| TASK |
Repeat the material below word for word and leave out all pictures.

-- START OF GIVEN INFORMATION --

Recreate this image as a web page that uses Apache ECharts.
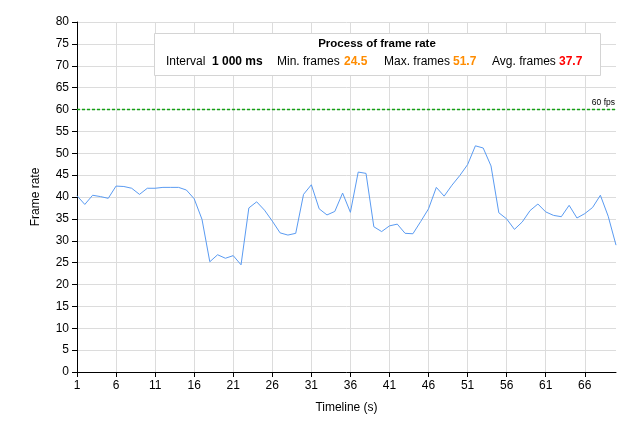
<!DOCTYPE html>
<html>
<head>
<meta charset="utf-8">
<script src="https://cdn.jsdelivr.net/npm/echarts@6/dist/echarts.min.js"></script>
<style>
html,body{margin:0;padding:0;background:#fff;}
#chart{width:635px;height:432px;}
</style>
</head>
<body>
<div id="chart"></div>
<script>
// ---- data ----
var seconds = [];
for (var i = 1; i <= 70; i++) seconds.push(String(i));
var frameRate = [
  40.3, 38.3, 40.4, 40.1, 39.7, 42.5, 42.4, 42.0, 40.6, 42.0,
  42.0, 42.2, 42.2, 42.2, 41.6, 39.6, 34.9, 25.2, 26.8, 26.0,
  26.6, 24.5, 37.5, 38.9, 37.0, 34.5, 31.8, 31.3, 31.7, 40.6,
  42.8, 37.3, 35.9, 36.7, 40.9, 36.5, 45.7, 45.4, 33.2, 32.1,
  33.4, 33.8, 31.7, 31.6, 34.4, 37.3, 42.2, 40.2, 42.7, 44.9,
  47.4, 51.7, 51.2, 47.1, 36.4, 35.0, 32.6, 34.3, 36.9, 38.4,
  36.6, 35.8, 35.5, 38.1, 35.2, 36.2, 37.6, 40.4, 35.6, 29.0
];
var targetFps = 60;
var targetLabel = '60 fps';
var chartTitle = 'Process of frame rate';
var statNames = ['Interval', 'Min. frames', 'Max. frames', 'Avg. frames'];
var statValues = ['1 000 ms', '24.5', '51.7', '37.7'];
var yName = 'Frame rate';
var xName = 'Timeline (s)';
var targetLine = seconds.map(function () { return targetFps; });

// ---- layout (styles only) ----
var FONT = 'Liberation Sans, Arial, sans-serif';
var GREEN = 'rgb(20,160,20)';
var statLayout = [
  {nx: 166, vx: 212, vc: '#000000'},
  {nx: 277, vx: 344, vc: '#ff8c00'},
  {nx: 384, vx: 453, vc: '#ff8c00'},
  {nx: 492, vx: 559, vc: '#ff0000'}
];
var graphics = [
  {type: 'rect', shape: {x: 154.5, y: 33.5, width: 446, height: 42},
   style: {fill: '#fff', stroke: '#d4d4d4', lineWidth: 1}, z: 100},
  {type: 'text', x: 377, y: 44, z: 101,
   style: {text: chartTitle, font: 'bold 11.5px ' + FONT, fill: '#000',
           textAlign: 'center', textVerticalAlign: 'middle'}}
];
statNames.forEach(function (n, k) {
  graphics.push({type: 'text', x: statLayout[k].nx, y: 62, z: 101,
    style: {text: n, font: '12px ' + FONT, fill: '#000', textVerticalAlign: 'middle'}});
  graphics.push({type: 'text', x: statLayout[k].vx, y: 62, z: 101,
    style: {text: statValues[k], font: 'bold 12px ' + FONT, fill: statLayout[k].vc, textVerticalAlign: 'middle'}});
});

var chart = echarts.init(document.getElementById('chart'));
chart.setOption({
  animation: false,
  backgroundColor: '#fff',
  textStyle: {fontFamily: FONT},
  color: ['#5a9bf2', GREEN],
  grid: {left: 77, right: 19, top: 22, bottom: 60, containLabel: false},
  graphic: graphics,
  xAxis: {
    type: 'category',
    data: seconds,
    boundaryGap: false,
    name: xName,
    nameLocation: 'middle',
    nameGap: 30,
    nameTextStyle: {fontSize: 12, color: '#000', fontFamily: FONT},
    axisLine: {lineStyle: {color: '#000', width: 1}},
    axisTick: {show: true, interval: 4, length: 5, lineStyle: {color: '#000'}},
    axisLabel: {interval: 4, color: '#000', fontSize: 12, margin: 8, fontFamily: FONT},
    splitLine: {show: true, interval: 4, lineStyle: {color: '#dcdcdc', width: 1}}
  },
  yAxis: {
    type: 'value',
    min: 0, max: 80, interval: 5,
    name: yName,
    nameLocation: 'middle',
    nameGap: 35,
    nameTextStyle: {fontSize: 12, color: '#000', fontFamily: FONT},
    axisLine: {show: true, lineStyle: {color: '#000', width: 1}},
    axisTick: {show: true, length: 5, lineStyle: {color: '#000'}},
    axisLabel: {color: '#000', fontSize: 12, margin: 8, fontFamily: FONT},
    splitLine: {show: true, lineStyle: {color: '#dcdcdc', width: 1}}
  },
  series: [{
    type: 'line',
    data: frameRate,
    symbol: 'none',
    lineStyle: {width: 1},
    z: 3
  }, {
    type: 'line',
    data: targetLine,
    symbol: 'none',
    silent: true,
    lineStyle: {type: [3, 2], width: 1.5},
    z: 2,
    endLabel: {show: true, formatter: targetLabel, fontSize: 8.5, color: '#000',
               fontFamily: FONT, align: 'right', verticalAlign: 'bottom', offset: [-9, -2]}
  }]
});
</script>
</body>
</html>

-- END OF GIVEN INFORMATION --

| EXERCISE SOLUTION |
Recreate this image as a web page that uses Apache ECharts.
<!DOCTYPE html>
<html>
<head>
<meta charset="utf-8">
<script src="https://cdn.jsdelivr.net/npm/echarts@6/dist/echarts.min.js"></script>
<style>
html,body{margin:0;padding:0;background:#fff;}
#chart{width:635px;height:432px;}
</style>
</head>
<body>
<div id="chart"></div>
<script>
// ---- data ----
var seconds = [];
for (var i = 1; i <= 70; i++) seconds.push(String(i));
var frameRate = [
  40.3, 38.3, 40.4, 40.1, 39.7, 42.5, 42.4, 42.0, 40.6, 42.0,
  42.0, 42.2, 42.2, 42.2, 41.6, 39.6, 34.9, 25.2, 26.8, 26.0,
  26.6, 24.5, 37.5, 38.9, 37.0, 34.5, 31.8, 31.3, 31.7, 40.6,
  42.8, 37.3, 35.9, 36.7, 40.9, 36.5, 45.7, 45.4, 33.2, 32.1,
  33.4, 33.8, 31.7, 31.6, 34.4, 37.3, 42.2, 40.2, 42.7, 44.9,
  47.4, 51.7, 51.2, 47.1, 36.4, 35.0, 32.6, 34.3, 36.9, 38.4,
  36.6, 35.8, 35.5, 38.1, 35.2, 36.2, 37.6, 40.4, 35.6, 29.0
];
var targetFps = 60;
var targetLabel = '60 fps';
var chartTitle = 'Process of frame rate';
var statNames = ['Interval', 'Min. frames', 'Max. frames', 'Avg. frames'];
var statValues = ['1 000 ms', '24.5', '51.7', '37.7'];
var yName = 'Frame rate';
var xName = 'Timeline (s)';
var targetLine = seconds.map(function () { return targetFps; });

// ---- layout (styles only) ----
var FONT = 'Liberation Sans, Arial, sans-serif';
var GREEN = 'rgb(20,160,20)';
var statLayout = [
  {nx: 166, vx: 212, vc: '#000000'},
  {nx: 277, vx: 344, vc: '#ff8c00'},
  {nx: 384, vx: 453, vc: '#ff8c00'},
  {nx: 492, vx: 559, vc: '#ff0000'}
];
var graphics = [
  {type: 'rect', shape: {x: 154.5, y: 33.5, width: 446, height: 42},
   style: {fill: '#fff', stroke: '#d4d4d4', lineWidth: 1}, z: 100},
  {type: 'text', x: 377, y: 44, z: 101,
   style: {text: chartTitle, font: 'bold 11.5px ' + FONT, fill: '#000',
           textAlign: 'center', textVerticalAlign: 'middle'}}
];
statNames.forEach(function (n, k) {
  graphics.push({type: 'text', x: statLayout[k].nx, y: 62, z: 101,
    style: {text: n, font: '12px ' + FONT, fill: '#000', textVerticalAlign: 'middle'}});
  graphics.push({type: 'text', x: statLayout[k].vx, y: 62, z: 101,
    style: {text: statValues[k], font: 'bold 12px ' + FONT, fill: statLayout[k].vc, textVerticalAlign: 'middle'}});
});

var chart = echarts.init(document.getElementById('chart'));
chart.setOption({
  animation: false,
  backgroundColor: '#fff',
  textStyle: {fontFamily: FONT},
  color: ['#5a9bf2', GREEN],
  grid: {left: 77, right: 19, top: 22, bottom: 60, containLabel: false},
  graphic: graphics,
  xAxis: {
    type: 'category',
    data: seconds,
    boundaryGap: false,
    name: xName,
    nameLocation: 'middle',
    nameGap: 30,
    nameTextStyle: {fontSize: 12, color: '#000', fontFamily: FONT},
    axisLine: {lineStyle: {color: '#000', width: 1}},
    axisTick: {show: true, interval: 4, length: 5, lineStyle: {color: '#000'}},
    axisLabel: {interval: 4, color: '#000', fontSize: 12, margin: 8, fontFamily: FONT},
    splitLine: {show: true, interval: 4, lineStyle: {color: '#dcdcdc', width: 1}}
  },
  yAxis: {
    type: 'value',
    min: 0, max: 80, interval: 5,
    name: yName,
    nameLocation: 'middle',
    nameGap: 35,
    nameTextStyle: {fontSize: 12, color: '#000', fontFamily: FONT},
    axisLine: {show: true, lineStyle: {color: '#000', width: 1}},
    axisTick: {show: true, length: 5, lineStyle: {color: '#000'}},
    axisLabel: {color: '#000', fontSize: 12, margin: 8, fontFamily: FONT},
    splitLine: {show: true, lineStyle: {color: '#dcdcdc', width: 1}}
  },
  series: [{
    type: 'line',
    data: frameRate,
    symbol: 'none',
    lineStyle: {width: 1},
    z: 3
  }, {
    type: 'line',
    data: targetLine,
    symbol: 'none',
    silent: true,
    lineStyle: {type: [3, 2], width: 1.5},
    z: 2,
    endLabel: {show: true, formatter: targetLabel, fontSize: 8.5, color: '#000',
               fontFamily: FONT, align: 'right', verticalAlign: 'bottom', offset: [-9, -2]}
  }]
});
</script>
</body>
</html>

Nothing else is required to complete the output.